There is an ever increasing demand for effective electrical shielding of electrical connectors in view of the continuing complexity and miniaturization of communication devices which are affected by electromagnetic and radio frequency interference.
Such shielded connectors must be capable of manufacture and assembly with economical methods which are capable of adaptation to standardized connector configurations and sizes. Most such connectors include shield means which are readily stamped and formed from metal material complementary in shape to the profile of the shielded connector components. An example of a standardized connector configuration is a D-sub connector.

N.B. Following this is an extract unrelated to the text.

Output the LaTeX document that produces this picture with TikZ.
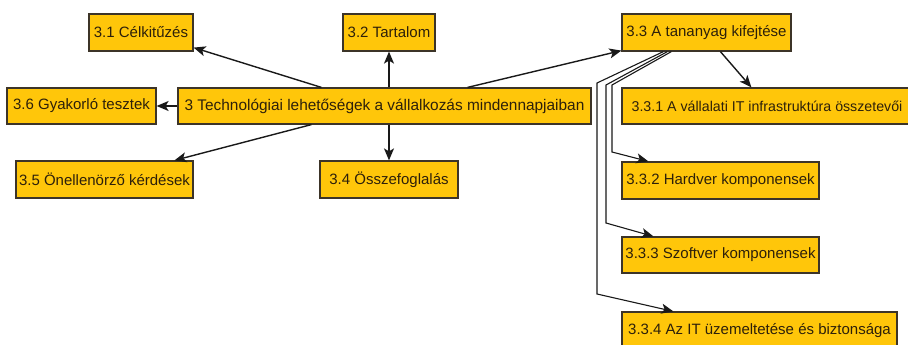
\documentclass[tikz,border=0pt]{standalone}
\usepackage{fontspec}
\setmainfont{Liberation Sans}
\usetikzlibrary{arrows.meta,calc}
\definecolor{boxfill}{RGB}{255,198,10}
\definecolor{boxline}{RGB}{60,52,40}
\definecolor{boxtext}{RGB}{45,32,10}
\begin{document}
\begin{tikzpicture}[x=1pt,y=-1pt,
  topic/.style={draw=boxline,line width=1.2pt,fill=boxfill,text=boxtext,
    font=\fontsize{15}{18}\selectfont,inner sep=0pt,anchor=center,
    minimum height=36pt},
  link/.style={draw=black!90,line width=1.4pt,-{Stealth[length=12pt,width=10pt,inset=3pt]}},
  sublink/.style={draw=black!90,line width=1.1pt,-{Stealth[length=12pt,width=10pt,inset=3pt]}}]
\useasboundingbox (0,0) rectangle (908,345);
\begin{scope}
\clip (0,0) rectangle (908,345);
% main topic and its sections
\node[topic,minimum width=413pt,font=\fontsize{15.4}{18}\selectfont] (main) at (384.5,106) {3 Technológiai lehetőségek a vállalkozás mindennapjaiban};
\node[topic,minimum width=104pt,minimum height=37pt] (n31) at (141,32.5) {3.1 Célkitűzés};
\node[topic,minimum width=92pt,minimum height=37pt] (n32) at (389,32.5) {3.2 Tartalom};
\node[topic,minimum width=169pt,minimum height=37pt] (n33) at (706.5,32.5) {3.3 A tananyag kifejtése};
\node[topic,minimum width=138pt,minimum height=37pt] (n34) at (389,179.5) {3.4 Összefoglalás};
\node[topic,minimum width=177pt,minimum height=37pt] (n35) at (104.5,179.5) {3.5 Önellenörző kérdések};
\node[topic,minimum width=149pt] (n36) at (81.5,106) {3.6 Gyakorló tesztek};
% subsections of 3.3
\node[topic,minimum width=290pt,font=\fontsize{14.2}{17}\selectfont] (n331) at (767,106) {3.3.1 A vállalati IT infrastruktúra összetevői};
\node[topic,minimum width=197pt,minimum height=37pt] (n332) at (720.5,180.5) {3.3.2 Hardver komponensek};
\node[topic,minimum width=197pt] (n333) at (720.5,255) {3.3.3 Szoftver komponensek};
\node[topic,minimum width=275pt,minimum height=37pt] (n334) at (759.5,330.5) {3.3.4 Az IT üzemeltetése és biztonsága};

% connectors from the main topic
\draw[link] ($(main.north west)+(144,0)$) -- ($(n31.south east)+(0,-4)$);
\draw[link] (n32 |- main.north) -- (n32.south);
\draw[link] (main.west) -- (n36.east);
\draw[link] ($(main.south west)+(134,0)$) -- ($(n35.north west)+(159,0)$);
\draw[link] (n34 |- main.south) -- (n34.north);
\draw[link] ($(main.north east)+(-124,0)$) -- ($(n33.south west)+(0,-1)$);

% connectors inside section 3.3
\draw[link] ($(n33.south west)+(99,0)$) -- ($(n331.north west)+(130,0)$);
\coordinate (b2a) at (612,85);  \coordinate (b2b) at (612,152);
\coordinate (b3a) at (606,85);  \coordinate (b3b) at (606,223);
\coordinate (b4a) at (597,83);  \coordinate (b4b) at (597,294);
\draw[sublink] ($(n33.south west)+(50,0)$) -- (b2a) -- (b2b) -- ($(n332.north west)+(27,0)$);
\draw[sublink] ($(n33.south west)+(46,0)$) -- (b3a) -- (b3b) -- ($(n333.north west)+(32,0)$);
\draw[sublink] ($(n33.south west)+(42,0)$) -- (b4a) -- (b4b) -- ($(n334.north west)+(52,0)$);
\end{scope}
\end{tikzpicture}
\end{document}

Furthermore, such shielded connectors are interengaged with a multiconductor electrical cable which, itself, has shielding means such as a braided shield inside an outer insulating jacket of the cable. The shield of the cable should be conductively coupled to the shield means of the connector. This most often is carried out by cable clamping means, such as a metal crimp barrel which is crimped onto the shielding braid of the cable. For economic manufacture and assembly purposes, the crimp barrel often is formed integral with the stamped and formed shield means of the connector, at a rear end thereof.
Whereas the shield means for the electrical connector is stamped and formed from metal material, heretofore the crimp barrel most often has been formed by a drawing process or at least partially drawn. There are distinct disadvantages of having a drawn portion of a shielding component of an electrical connector. First, the drawing process requires a thicker sheet of metal since drawing tends to thin the metal at the drawn areas. Second, the drawing process usually requires a triangular rather than a rectangular shape of the shielding component. In other words, the rear end of the shielding means angles toward the crimped cable on both sides thereof. When the connector components are overmolded with plastic material, the triangular shape requires the rectangular plastic overmold to fill large voids created by the tapered rear end of the shield. Third, a drawn crimp barrel is stiffer at the interface between the barrel and the rear end of the shield. Therefore, the actual crimping portion of the barrel usually is located rearwardly of the stiffer area of the barrel, requiring that the barrel be of an undue length. This is disadvantageous where miniaturization is a premium. In instances where there are size or envelope limitations, the drawn barrel provides a smaller transition section which makes the routing of the conductors between the terminals (often insulation displacement terminals) and the barrel more difficult.
This invention is directed to solving the above problems by providing a shield means with a new and improved stamped and formed cable clamping means or crimp barrel.